JOHANNESBURG, SA – You are more beautiful than you think, you are loved more than you know and wiser than you can imagine. More precious than gold, wonderfully made and there is no other human being on this planet like you. He knows you by name! It took a lot more than necessary for me to grasp the true meaning of the above truths. My name is Christelle Malewu Sternbaum and I was abused in several ways.
Falling in love blindly
I met my child’s father through a friend of mine. Very quickly this guy wanted my Mix’it and BBM name (yes those were still around MDR). We exchanged contacts and a few went out a few weeks after. Before meeting him, I asked my friend (the one who connected us) what type of a person this guy was. He warned me to be careful of him, that he was a loner and might end up isolating me from everyone. But, I thought my friend was being jealous and didn’t heed his advice.
It all started with him wanting to know where I was, what I was doing and with who. My naïve self did not know the difference between an attentive man and a controlling guy. I thought: “WOW! There is actually someone who cares enough to want to know what is happening to me.”
I quickly found out that was not the case, because we could not even go to the mall without arguing just because another guy looked at me. He would constantly accuse me of cheating on him with my male friends. Hence I ended up distancing myself from them. He even made me delete my social media accounts and ended up really isolating me from everyone.
Abused in all forms
It so happened one good Sunday afternoon in 2010 I went out for a smoke (don’t smoke anymore). I was refused to get in the house (for 2 hours I stood outside and could hear how my mother was telling my brothers not to open for me). We were chatting on the phone and I told him what was happening. He proposed that I speak with his parents so that I can stay with them until I sort things out with my mom. At this point we were in a relationship for 6 months and our families knew each other. Given that I had no other place to go, I accepted and his family let me stay with them.
This is when the physical abuse started, he would hit me in certain parts of the body where it was not visible. I did not have the habit of wearing revealing clothes anyway so nobody could see. And every time I threatened to go to the police he would say, “They won’t believe you! What proof do you have? I will just deny.”
After 2 months of this I actually left because I just could not take it, that’s when I found out that I was pregnant. As I was horrified of the idea of abortion, I decided to give him another chance for my child’s sake. I did not want my child to grow up without their father like I did. And, I was hoping he would change now that he was getting ready to be a father. Again, I was wrong.

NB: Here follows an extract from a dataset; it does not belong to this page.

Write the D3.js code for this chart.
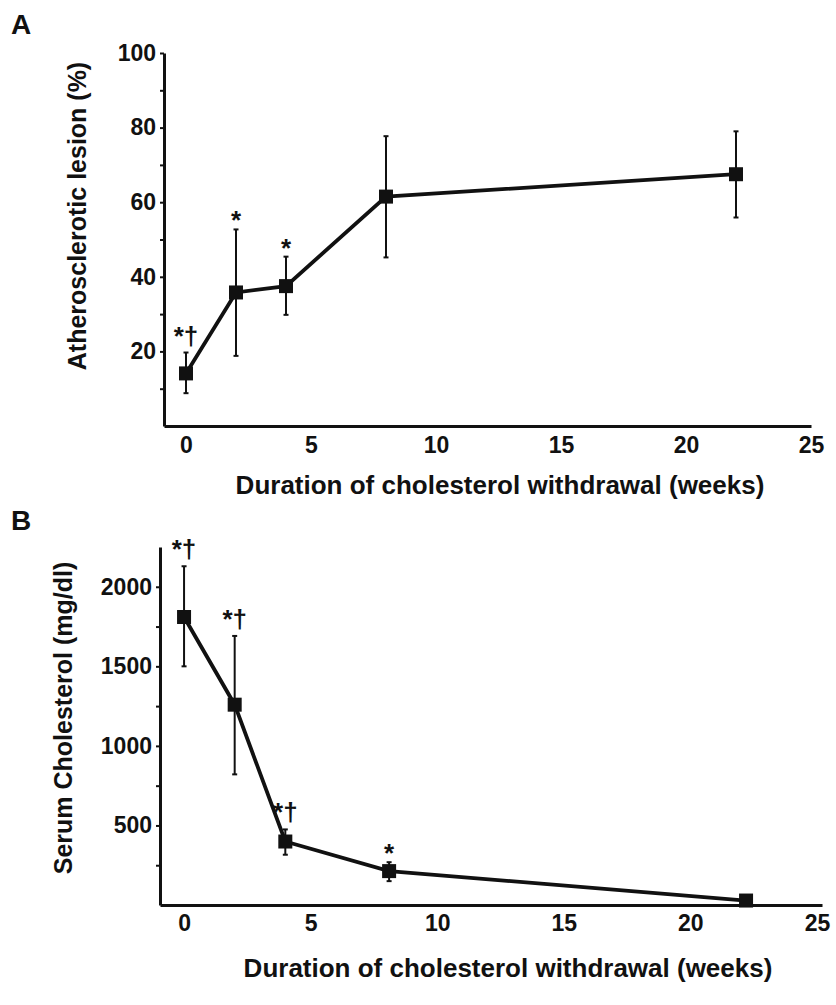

When I was about 6 months pregnant he took me away from everyone and went to rent a place in a farm plot. There were no public transport in that area, so I could not go anywhere! This is when the sexual abuse started too. I clearly remember the one time he hit my tummy so bad I thought I was going to lose my child because of how much it hurt. The emotional and verbal abuse got worst.
He forced himself on me in every imaginable way and would say, “ I have to do this because the child needs to feel my presence for bonding.”
Surviving for my baby
When I was about 8 months pregnant he would leave me on weekends to go party with his cousins. He was also doing drugs (cocaine to be specific). I know this because I caught them more than once sniffing. He would beat me if I dared say anything, would take me by my ponytail and bang my head on the wall.
At this point he had taken my phone away, so I had no means of communication with the outside world. When my daughter was born we went to stay with his parents and it got even worst.
I gave up fighting him off me when he wanted to satisfy himself. He would say, “ You should actually be grateful that I’m still turned on by you! You are so fat and ugly! Which man would desire such a useless ugly K B?” or “You are busy crying but your body is saying something else” or “You will never do better than me!”
When I would tell his parents that their son was being abusive and that I was contemplating leaving; they would threaten to take my child away. They said they’d call child service on me if I dared do such a thing. I even contemplated suicide, but talked myself out of it for my child’s sake.
He couldn’t break me
When I had finally decided to actually leave they took everything away from us, we had to start from scratch. The police said, “We cannot file a report because those are things they gave you and you were living in the same house at the time.” The court granted him visitation rights every second weekend and holidays (yes they took me to court countless times for custody).
I went through trauma counseling and relationship coaching for 2 years after that so that I could reintegrate in society. Because, I could not even trust myself around other people. I questioned everyone’s motives for approaching me. Including my own motives for allowing people around me.
It took a lot of time in those counseling rooms and in prayer. But, today he could be in front of me and I feel absolutely nothing! No hate/resentment/anger. Instead I have reached a point whereby I have prayed for his salvation. I learned to look at the souls that would be won for Heaven because of the testimony.
Today I’m a qualified ancillary nurse, office administrator and will soon graduate from fashion school as a fashion designer. I’m working as an administrative manager and building my own company on the side (of which is registered). Working with various charity organizations, also in process of building orphanages across Africa with my friends from overseas. That to me does not sound at all like a useless person!
And I have repeatedly asked myself this question : Is holding on to the hurt worth my eternity? And the answer has been NO!